Security Policy¶
Supported versions¶
infrabroker follows X.Y.Z versioning (see CONTRIBUTING.md).
Only the latest 1.x release on main receives security fixes.
| Version | Supported |
|---|---|
latest 1.x (main) |
✅ |
older 1.x tags |
❌ (upgrade to latest) |
Reporting a vulnerability¶
Do not open a public issue for security reports.

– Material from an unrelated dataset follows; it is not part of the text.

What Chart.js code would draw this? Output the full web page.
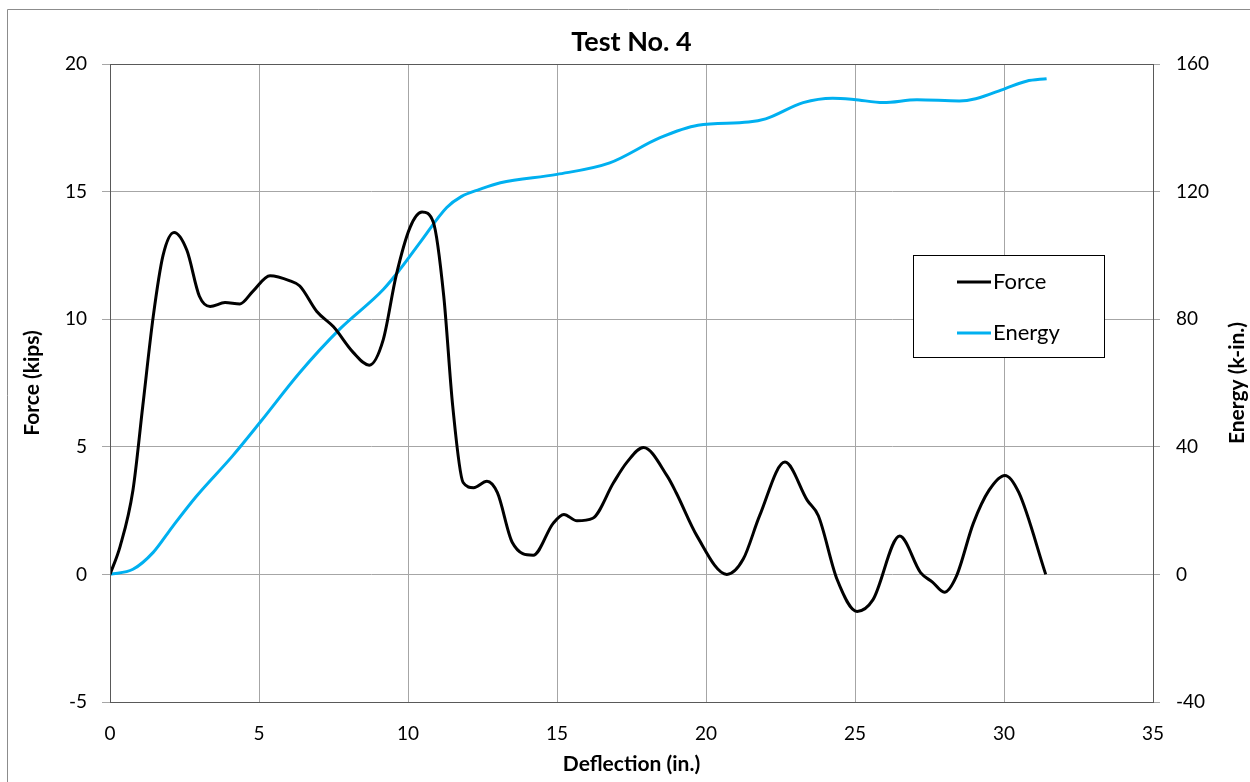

Report privately via one of:
- GitHub Security Advisories — "Report a vulnerability" on the repository's Security tab (preferred; keeps the report and fix coordinated).
- Email —
luisgf@luisgf.eswith subject[infrabroker security].
Please include:
- affected component (
signer,control-plane, a broker frontend,broker-ctl) and version/commit; - a description of the issue and its impact (which trust boundary it crosses);
- reproduction steps or a proof of concept, if available;
- any suggested remediation.
You can expect an acknowledgement within a few days and a coordinated timeline for a fix and disclosure. Please allow a reasonable window before any public disclosure.
Scope¶
infrabroker's security goals and explicit non-goals are documented in THREAT_MODEL.md. Reports about the following are known/by design rather than vulnerabilities (but context is still welcome):
- absence of host-enforced
force-commandcontainment for sessions;mode=execis broker-preflighted, but one-shot remains the strongest guarantee — gap #1; - behavior guardrails being detection rather than containment — gap #2;
- absence of certificate revocation (KRL) — gap #3;
callersbeing default-open for unlisted CNs — gap #6;- use of a PEM CA key in production (use AKV/HSM/KMS instead) — gap #7.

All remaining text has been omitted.